PROVIDED MATERIAL:
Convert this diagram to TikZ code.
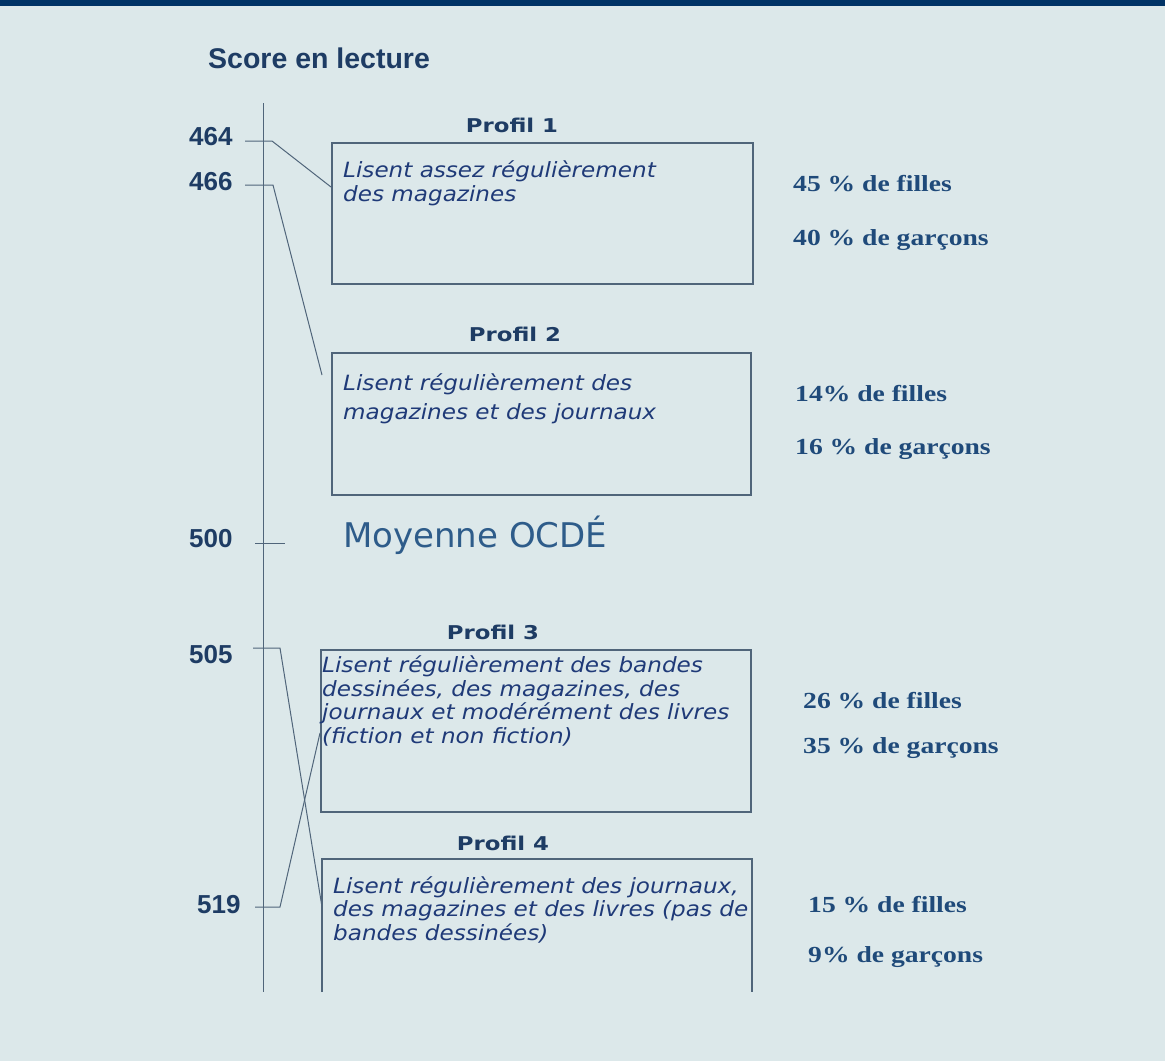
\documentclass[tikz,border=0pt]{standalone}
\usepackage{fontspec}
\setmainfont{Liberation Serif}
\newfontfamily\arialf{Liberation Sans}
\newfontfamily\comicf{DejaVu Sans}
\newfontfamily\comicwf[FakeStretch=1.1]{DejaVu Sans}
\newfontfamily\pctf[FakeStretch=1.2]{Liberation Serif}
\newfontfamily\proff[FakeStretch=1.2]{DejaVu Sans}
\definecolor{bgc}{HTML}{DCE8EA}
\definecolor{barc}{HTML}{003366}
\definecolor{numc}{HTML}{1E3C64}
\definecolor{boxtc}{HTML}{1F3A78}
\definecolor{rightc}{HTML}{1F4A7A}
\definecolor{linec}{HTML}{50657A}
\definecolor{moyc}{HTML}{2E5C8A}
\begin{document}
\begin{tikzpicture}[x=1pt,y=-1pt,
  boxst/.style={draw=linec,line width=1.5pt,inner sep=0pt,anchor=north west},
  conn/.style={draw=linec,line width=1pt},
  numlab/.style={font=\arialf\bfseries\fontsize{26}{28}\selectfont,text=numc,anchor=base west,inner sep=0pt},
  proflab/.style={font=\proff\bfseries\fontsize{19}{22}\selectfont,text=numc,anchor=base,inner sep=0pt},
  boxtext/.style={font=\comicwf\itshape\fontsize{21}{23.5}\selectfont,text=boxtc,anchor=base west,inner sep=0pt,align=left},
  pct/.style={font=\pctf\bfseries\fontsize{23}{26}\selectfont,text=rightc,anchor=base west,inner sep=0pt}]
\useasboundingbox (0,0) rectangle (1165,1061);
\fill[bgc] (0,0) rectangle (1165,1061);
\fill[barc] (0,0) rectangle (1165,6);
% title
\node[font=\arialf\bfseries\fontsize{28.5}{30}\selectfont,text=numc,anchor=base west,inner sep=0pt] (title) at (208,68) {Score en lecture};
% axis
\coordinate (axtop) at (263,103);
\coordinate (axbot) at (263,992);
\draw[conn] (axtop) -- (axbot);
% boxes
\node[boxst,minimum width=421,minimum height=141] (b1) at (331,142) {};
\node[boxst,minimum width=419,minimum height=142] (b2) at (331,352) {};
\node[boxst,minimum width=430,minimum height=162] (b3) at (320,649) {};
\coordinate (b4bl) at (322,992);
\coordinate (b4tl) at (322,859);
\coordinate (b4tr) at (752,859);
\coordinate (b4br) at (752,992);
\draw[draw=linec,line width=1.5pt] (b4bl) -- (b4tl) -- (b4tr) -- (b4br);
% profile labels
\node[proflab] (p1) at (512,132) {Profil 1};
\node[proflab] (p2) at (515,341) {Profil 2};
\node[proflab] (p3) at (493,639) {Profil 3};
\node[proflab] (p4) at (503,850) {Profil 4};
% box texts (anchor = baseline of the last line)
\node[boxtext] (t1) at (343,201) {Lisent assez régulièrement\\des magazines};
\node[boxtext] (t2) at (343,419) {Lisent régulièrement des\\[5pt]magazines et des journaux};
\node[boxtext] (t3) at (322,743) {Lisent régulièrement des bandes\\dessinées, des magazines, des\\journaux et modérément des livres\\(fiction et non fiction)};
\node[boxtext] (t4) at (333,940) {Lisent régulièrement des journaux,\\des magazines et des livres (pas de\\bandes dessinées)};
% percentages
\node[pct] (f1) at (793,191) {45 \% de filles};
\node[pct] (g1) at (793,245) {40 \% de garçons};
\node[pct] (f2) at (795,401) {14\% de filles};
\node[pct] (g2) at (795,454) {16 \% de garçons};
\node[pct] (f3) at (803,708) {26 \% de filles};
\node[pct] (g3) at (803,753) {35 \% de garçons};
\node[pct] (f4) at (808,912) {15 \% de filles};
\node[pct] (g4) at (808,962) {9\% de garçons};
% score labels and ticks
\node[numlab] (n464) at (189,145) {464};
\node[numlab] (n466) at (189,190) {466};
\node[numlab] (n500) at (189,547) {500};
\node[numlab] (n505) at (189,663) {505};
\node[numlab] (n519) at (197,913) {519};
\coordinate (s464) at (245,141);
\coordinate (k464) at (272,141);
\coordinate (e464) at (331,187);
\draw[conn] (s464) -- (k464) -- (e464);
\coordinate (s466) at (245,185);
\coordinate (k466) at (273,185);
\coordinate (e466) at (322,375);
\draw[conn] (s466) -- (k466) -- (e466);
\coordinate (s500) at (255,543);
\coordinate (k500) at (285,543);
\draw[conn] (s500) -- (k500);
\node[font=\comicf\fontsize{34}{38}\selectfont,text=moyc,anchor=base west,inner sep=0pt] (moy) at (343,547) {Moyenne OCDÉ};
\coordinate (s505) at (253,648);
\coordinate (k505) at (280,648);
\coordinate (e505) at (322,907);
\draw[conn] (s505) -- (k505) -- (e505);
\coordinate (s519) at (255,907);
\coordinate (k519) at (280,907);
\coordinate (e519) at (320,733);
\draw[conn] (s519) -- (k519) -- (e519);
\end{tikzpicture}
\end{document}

WHAT NEEDS TO BE DONE:
Repeat the material above word for word, please, apart from its images.

FINISHED ANSWER:
Convert this diagram to TikZ code.
\documentclass[tikz,border=0pt]{standalone}
\usepackage{fontspec}
\setmainfont{Liberation Serif}
\newfontfamily\arialf{Liberation Sans}
\newfontfamily\comicf{DejaVu Sans}
\newfontfamily\comicwf[FakeStretch=1.1]{DejaVu Sans}
\newfontfamily\pctf[FakeStretch=1.2]{Liberation Serif}
\newfontfamily\proff[FakeStretch=1.2]{DejaVu Sans}
\definecolor{bgc}{HTML}{DCE8EA}
\definecolor{barc}{HTML}{003366}
\definecolor{numc}{HTML}{1E3C64}
\definecolor{boxtc}{HTML}{1F3A78}
\definecolor{rightc}{HTML}{1F4A7A}
\definecolor{linec}{HTML}{50657A}
\definecolor{moyc}{HTML}{2E5C8A}
\begin{document}
\begin{tikzpicture}[x=1pt,y=-1pt,
  boxst/.style={draw=linec,line width=1.5pt,inner sep=0pt,anchor=north west},
  conn/.style={draw=linec,line width=1pt},
  numlab/.style={font=\arialf\bfseries\fontsize{26}{28}\selectfont,text=numc,anchor=base west,inner sep=0pt},
  proflab/.style={font=\proff\bfseries\fontsize{19}{22}\selectfont,text=numc,anchor=base,inner sep=0pt},
  boxtext/.style={font=\comicwf\itshape\fontsize{21}{23.5}\selectfont,text=boxtc,anchor=base west,inner sep=0pt,align=left},
  pct/.style={font=\pctf\bfseries\fontsize{23}{26}\selectfont,text=rightc,anchor=base west,inner sep=0pt}]
\useasboundingbox (0,0) rectangle (1165,1061);
\fill[bgc] (0,0) rectangle (1165,1061);
\fill[barc] (0,0) rectangle (1165,6);
% title
\node[font=\arialf\bfseries\fontsize{28.5}{30}\selectfont,text=numc,anchor=base west,inner sep=0pt] (title) at (208,68) {Score en lecture};
% axis
\coordinate (axtop) at (263,103);
\coordinate (axbot) at (263,992);
\draw[conn] (axtop) -- (axbot);
% boxes
\node[boxst,minimum width=421,minimum height=141] (b1) at (331,142) {};
\node[boxst,minimum width=419,minimum height=142] (b2) at (331,352) {};
\node[boxst,minimum width=430,minimum height=162] (b3) at (320,649) {};
\coordinate (b4bl) at (322,992);
\coordinate (b4tl) at (322,859);
\coordinate (b4tr) at (752,859);
\coordinate (b4br) at (752,992);
\draw[draw=linec,line width=1.5pt] (b4bl) -- (b4tl) -- (b4tr) -- (b4br);
% profile labels
\node[proflab] (p1) at (512,132) {Profil 1};
\node[proflab] (p2) at (515,341) {Profil 2};
\node[proflab] (p3) at (493,639) {Profil 3};
\node[proflab] (p4) at (503,850) {Profil 4};
% box texts (anchor = baseline of the last line)
\node[boxtext] (t1) at (343,201) {Lisent assez régulièrement\\des magazines};
\node[boxtext] (t2) at (343,419) {Lisent régulièrement des\\[5pt]magazines et des journaux};
\node[boxtext] (t3) at (322,743) {Lisent régulièrement des bandes\\dessinées, des magazines, des\\journaux et modérément des livres\\(fiction et non fiction)};
\node[boxtext] (t4) at (333,940) {Lisent régulièrement des journaux,\\des magazines et des livres (pas de\\bandes dessinées)};
% percentages
\node[pct] (f1) at (793,191) {45 \% de filles};
\node[pct] (g1) at (793,245) {40 \% de garçons};
\node[pct] (f2) at (795,401) {14\% de filles};
\node[pct] (g2) at (795,454) {16 \% de garçons};
\node[pct] (f3) at (803,708) {26 \% de filles};
\node[pct] (g3) at (803,753) {35 \% de garçons};
\node[pct] (f4) at (808,912) {15 \% de filles};
\node[pct] (g4) at (808,962) {9\% de garçons};
% score labels and ticks
\node[numlab] (n464) at (189,145) {464};
\node[numlab] (n466) at (189,190) {466};
\node[numlab] (n500) at (189,547) {500};
\node[numlab] (n505) at (189,663) {505};
\node[numlab] (n519) at (197,913) {519};
\coordinate (s464) at (245,141);
\coordinate (k464) at (272,141);
\coordinate (e464) at (331,187);
\draw[conn] (s464) -- (k464) -- (e464);
\coordinate (s466) at (245,185);
\coordinate (k466) at (273,185);
\coordinate (e466) at (322,375);
\draw[conn] (s466) -- (k466) -- (e466);
\coordinate (s500) at (255,543);
\coordinate (k500) at (285,543);
\draw[conn] (s500) -- (k500);
\node[font=\comicf\fontsize{34}{38}\selectfont,text=moyc,anchor=base west,inner sep=0pt] (moy) at (343,547) {Moyenne OCDÉ};
\coordinate (s505) at (253,648);
\coordinate (k505) at (280,648);
\coordinate (e505) at (322,907);
\draw[conn] (s505) -- (k505) -- (e505);
\coordinate (s519) at (255,907);
\coordinate (k519) at (280,907);
\coordinate (e519) at (320,733);
\draw[conn] (s519) -- (k519) -- (e519);
\end{tikzpicture}
\end{document}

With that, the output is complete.